When asked what duties she performs at her job, Chappell said, “I am responsible for hundreds of lives daily and managing aircraft in and out of the (Washington) D.C. area. I work in a dark room and control aircraft on a radar scope and keep them all separated.”

Chappell has previously worked as an air traffic controller in Pennsylvania, Maryland and Virginia. She currently works at Potomac TRACON (Terminal Radar Approach Control Facilities), a radar facility that services air traffic in and out of the Dulles Airport.

“I’m so glad I did it. SIU was amazing,” she said. 

Fellow SIU alum and 2005 graduate Pat Skonie also became an air traffic controller. Skonie majored in both aviation management and aviation flight while he worked as a flight instructor for the university.

“I actually originally went to SIU to become a pilot,” Skonie said.

But the thought of spending large amounts of time away from his girlfriend and future wife, coupled with plans to start a family, inspired him to contact one of his SIU professors for career advice.

“…I actually contacted Dr. Ruiz…I had taken an air traffic control class…with him…and I knew he was an air traffic controller previously…I kind of asked him, ‘hey, what’s out there that I can do, you know, in air traffic control?’ I thought, ‘you know, that was a cool class I took’ and I thought maybe that would keep me in aviation and in something I could do,” he said.

Ruiz recommended a technical college up north not far from Skonie’s hometown of Naperville, Illinois that taught air traffic control.
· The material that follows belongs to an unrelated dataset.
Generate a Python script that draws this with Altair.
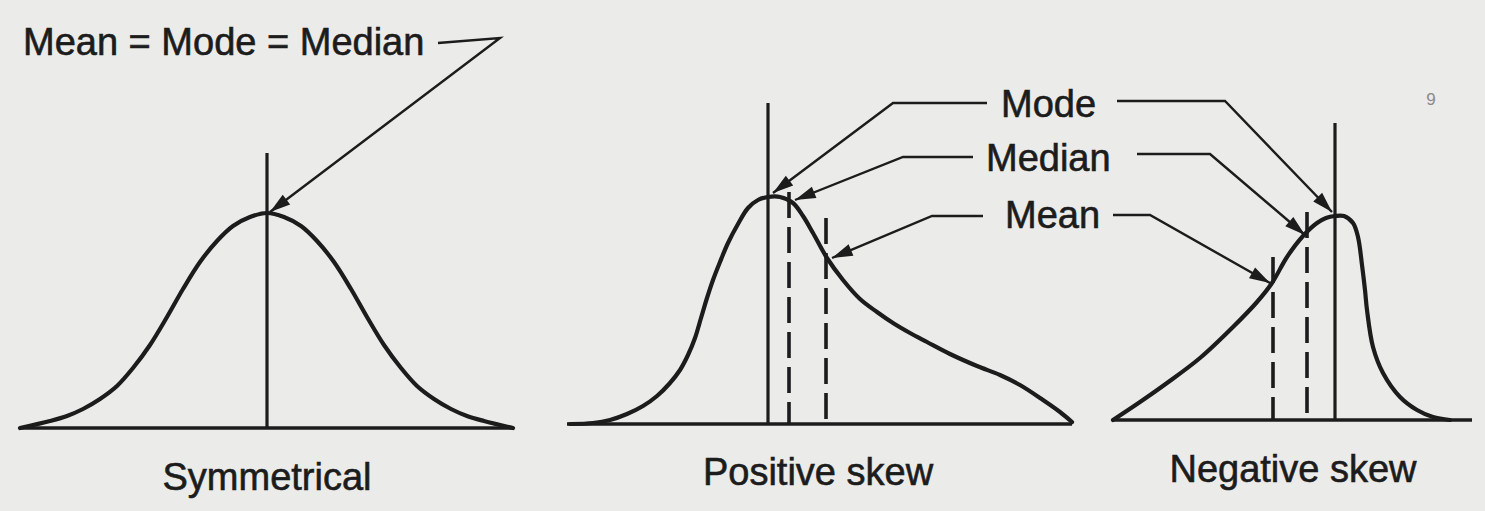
import altair as alt
import pandas as pd
import numpy as np

W, H = 1485, 511
INK = "#1c1c1c"
BG = "#ebebe9"
FONT = "Liberation Sans"

# ---- curves (pixel-like coordinates, y downward) ----
sym_x = [20, 50, 67, 83, 100, 117, 133, 150, 167, 183, 200, 217, 233, 250, 267,
         284, 301, 317, 334, 351, 367, 384, 401, 417, 434, 451, 467, 484, 513]
sym_y = [428, 421, 416, 409, 399, 386, 368, 345, 317, 289, 262, 241, 226, 217, 213,
         217, 226, 241, 262, 289, 317, 345, 368, 386, 399, 409, 416, 421, 428]

pos_x = [570, 593, 610, 627, 643, 657, 670, 680, 688, 695, 701, 707, 713, 720, 728,
         738, 748, 758, 768, 780, 793, 803, 813, 827, 843, 860, 877, 893, 910, 927,
         950, 977, 1000, 1020, 1043, 1060, 1072]
pos_y = [424, 423, 420, 414, 406, 396, 383, 370, 355, 338, 318, 298, 280, 262, 243,
         224, 208, 200, 197, 197, 203, 216, 233, 258, 280, 299, 312, 323, 333, 342,
         354, 366, 375, 385, 400, 412, 422]

neg_x = [1113, 1140, 1167, 1200, 1233, 1257, 1272, 1287, 1303, 1317, 1326, 1335,
         1344, 1353, 1358, 1362, 1365, 1367, 1373, 1383, 1400, 1417, 1433, 1450]
neg_y = [420, 402, 383, 358, 327, 302, 283, 257, 236, 223, 218, 216,
         216, 223, 237, 265, 290, 310, 347, 373, 397, 410, 417, 420]

# ---- baselines: x start, x end, y ----
base_x1 = [20, 567, 1113]
base_x2 = [513, 1072, 1472]
base_y = [428, 424, 420]

# ---- vertical markers: x, top, bottom, dashed? ----
vm_x = [267, 768, 789, 826, 1335, 1307, 1273]
vm_top = [153, 103, 192, 218, 123, 212, 257]
vm_bot = [428, 424, 424, 424, 420, 420, 420]
vm_dash = [False, False, True, True, False, True, True]

# ---- leader arrows (polyline, last point is the tip) ----
arrow_id = ["a0"] * 3 + ["pmo"] * 3 + ["pme"] * 3 + ["pmn"] * 3 + ["nmo"] * 3 + ["nme"] * 3 + ["nmn"] * 3
arrow_x = [438, 500, 270,
           987, 893, 773,
           973, 903, 795,
           983, 932, 832,
           1117, 1225, 1332,
           1137, 1210, 1305,
           1113, 1150, 1270]
arrow_y = [43, 38, 212,
           103, 103, 193,
           157, 157, 200,
           216, 216, 258,
           101, 101, 212,
           154, 154, 235,
           215, 215, 283]

# ---- labels ----
lab_text = ["Mean = Mode = Median", "Mode", "Median", "Mean"]
lab_x = [23, 1001, 986, 1005]
lab_y = [55, 117, 171, 228]

title_text = ["Symmetrical", "Positive skew", "Negative skew"]
title_x = [267, 818, 1293]
title_y = [490, 485, 482]

# ---------------------------------------------------------------------------
curves = pd.DataFrame({
    "x": sym_x + pos_x + neg_x,
    "y": sym_y + pos_y + neg_y,
    "curve": ["sym"] * len(sym_x) + ["pos"] * len(pos_x) + ["neg"] * len(neg_x),
    "ord": list(range(len(sym_x))) + list(range(len(pos_x))) + list(range(len(neg_x))),
})
bases = pd.DataFrame({"x": base_x1, "x2": base_x2, "y": base_y})
vm = pd.DataFrame({"x": vm_x, "y": vm_top, "y2": vm_bot, "dash": vm_dash})
arrows = pd.DataFrame({"x": arrow_x, "y": arrow_y, "id": arrow_id,
                       "ord": list(range(len(arrow_x)))})

heads = []
for aid, g in arrows.groupby("id", sort=False):
    p, t = g.iloc[-2], g.iloc[-1]
    ang = float(np.degrees(np.arctan2(t["y"] - p["y"], t["x"] - p["x"]))) % 360
    heads.append({"x": t["x"], "y": t["y"], "ang": ang})
heads = pd.DataFrame(heads)

labels = pd.DataFrame({"x": lab_x, "y": lab_y, "t": lab_text})
titles = pd.DataFrame({"x": title_x, "y": title_y, "t": title_text})
page = pd.DataFrame({"x": [1431], "y": [100], "t": ["9"]})

xs = alt.Scale(domain=[0, W], nice=False, zero=False)
ys = alt.Scale(domain=[0, H], nice=False, zero=False, reverse=True)
X = lambda f="x": alt.X(f"{f}:Q", scale=xs, axis=None)
Y = lambda f="y": alt.Y(f"{f}:Q", scale=ys, axis=None)

curve_layer = alt.Chart(curves).mark_line(
    color=INK, strokeWidth=4.2, interpolate="catmull-rom", strokeCap="round"
).encode(x=X(), y=Y(), detail="curve:N", order="ord:Q")

base_layer = alt.Chart(bases).mark_rule(color=INK, strokeWidth=3.6).encode(
    x=X(), x2="x2:Q", y=Y())

solid_layer = alt.Chart(vm[~vm["dash"]]).mark_rule(color=INK, strokeWidth=3.2).encode(
    x=X(), y=Y(), y2="y2:Q")

dash_layer = alt.Chart(vm[vm["dash"]]).mark_rule(
    color=INK, strokeWidth=3.6, strokeDash=[26, 9]
).encode(x=X(), y=Y(), y2="y2:Q")

arrow_layer = alt.Chart(arrows).mark_line(color=INK, strokeWidth=2.4).encode(
    x=X(), y=Y(), detail="id:N", order="ord:Q")

head_layer = alt.Chart(heads).mark_point(
    shape="M0,0L-1,-0.3L-1,0.3Z", filled=True, color=INK, opacity=1,
    size=1700, strokeWidth=0
).encode(x=X(), y=Y(), angle=alt.Angle("ang:Q", scale=None))

label_layer = alt.Chart(labels).mark_text(
    align="left", baseline="alphabetic", font=FONT, fontSize=38, color=INK,
    stroke=INK, strokeWidth=0.6
).encode(x=X(), y=Y(), text="t:N")

title_layer = alt.Chart(titles).mark_text(
    align="center", baseline="alphabetic", font=FONT, fontSize=38, color=INK,
    stroke=INK, strokeWidth=0.6
).encode(x=X(), y=Y(), text="t:N")

page_layer = alt.Chart(page).mark_text(
    align="center", baseline="middle", font=FONT, fontSize=17, color="#8a8a8a"
).encode(x=X(), y=Y(), text="t:N")

chart = alt.layer(
    base_layer, curve_layer, solid_layer, dash_layer, arrow_layer, head_layer,
    label_layer, title_layer, page_layer
).properties(
    width=W, height=H, padding=0, autosize="none", background=BG
).configure_view(stroke=None)

chart.save("out.html", embed_options={"renderer": "svg", "actions": False})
Skonie is now an air traffic controller at the Chicago Center, which is one of 21 ARTCC’s (Air Route Traffic Control Centers) in the U.S. that service major U.S. cities. 

“Typically my facility at the Chicago Center, we’ll handle aircraft going into O’Hare, leaving O’Hare, leaving Midway, you know, leaving all the airports within our airspace and landing within our airspace, and then we’ll also work the traffic that overflies our airspace, all the en route aircraft going from the east coast to west coast and visa versa – north and south. On a normal day, we work 6,000-7,000 flights through our airspace.”

Skonie is confident that his education at SIU has benefitted him in his present career.

“[It] gave me the background and definitely an invaluable experience, you know.  What I learned at SIU has greatly helped in my career as an air traffic controller…it definitely gave me the foundation and a lot of fundamentals that have been beneficial to my job,” he said.